Doing Justice to Zacarias Moussaoui
Policy Review, Dec 2007/Jan 2008 by Rosenthal, John
When he finally was permitted to submit his guilty pleas in April 2005, Moussaoui - who always displayed an acute awareness of the record of the trial that was being created - drew attention to a passage in the transcript of the competency hearing from two days earlier that created the impression that he would be seeking the death penalty. Already in that hearing he had voiced his concerns that if he were not given an opportunity to speak when submitting his pleas, the court-appointed lawyers would attempt to misrepresent his intentions: "I know that these people who are the fools, media, whatever, they are going to attack my competency, okay? And I don't want them to have the opportunity to speak on my behalf" (April 20, 2005; 22). Now, he seized the occasion to set the record straight: "I can say . . . to you and to the lawyer and to the public that, no, Moussaoui will fight every inch against the death penalty" (April 22, 2005; 26). Just as he had anticipated, on trial the defense lawyers would attempt to exploit this single ambiguous passage from the competency hearing - the very same hearing in which he had explained that he was "playing for his life" - in order to suggest that he had been seeking to be put to death all along.
"They have decided to create a theory to put it in the air," Moussaoui noted disgustedly in April 2002 in moving for the dismissal of his lawyers. "They say, 'We are going to create a theory, we will make it hang in the air, and the jury will be confused. That's how you are going to save your life, Mr. Moussaoui.' Thank you very much" (April 22, 2002; 23). And, in effect, this is exactly what the defense did by "hanging in the air" or floating the obviously bogus theory that Moussaoui was seeking martyrdom. The defense was evidently prepared to wager that for a sufficiently uninformed jury, the claim might nonetheless prove persuasive.

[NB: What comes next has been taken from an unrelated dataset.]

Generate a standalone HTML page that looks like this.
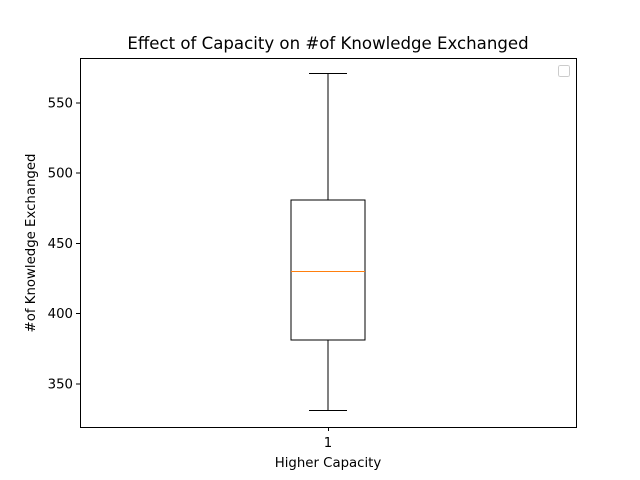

Indeed, the defense floated numerous "theories" to the jury, some of which were clearly contradictory, but virtually all of which - in a bizarre perversion of the fiduciary relationship that is supposed to exist between lawyer and client - involved the attempt to demean or discredit the defendant. Thus, in his closing statement, MacMahon could all at once present Moussaoui as the master al Qaeda "manipulator" (March 29, 2006; 2788), fiendishly enveloping the jury in an impenetrably complex "plan," and as a bumbling "grifter" (2791) who was "useless" to al Qaeda (2775) - since, after all, Khalid Sheik Mohammed was supposed to have said so. In questioning flight instructor Clancy Prevost, MacMahon's colleague Kenneth Troccoli went so far as to call Moussaoui a "knucklehead" (March 9, 2006; 776): a characterization that was emphatically rejected by the witness. Indeed, virtually all those who had dealings with the defendant were impressed by his obvious intelligence. "Mr. Moussaoui is an extremely intelligent man," Brinkema noted in finding him competent to plead guilty. "He has actually a better understanding of the legal system than some lawyers I've seen in court" (April 22, 2005). And, despite the court's repeated findings in the matter, the defense attorneys continued to insinuate that their client was simply crazy. On the stand, Moussaoui derided this strategy as "cheap." "Broadly speaking for the American people anybody who fly a plane into a building is somebody who is . . . crazy," he noted dryly (April 13, 2006; 3677).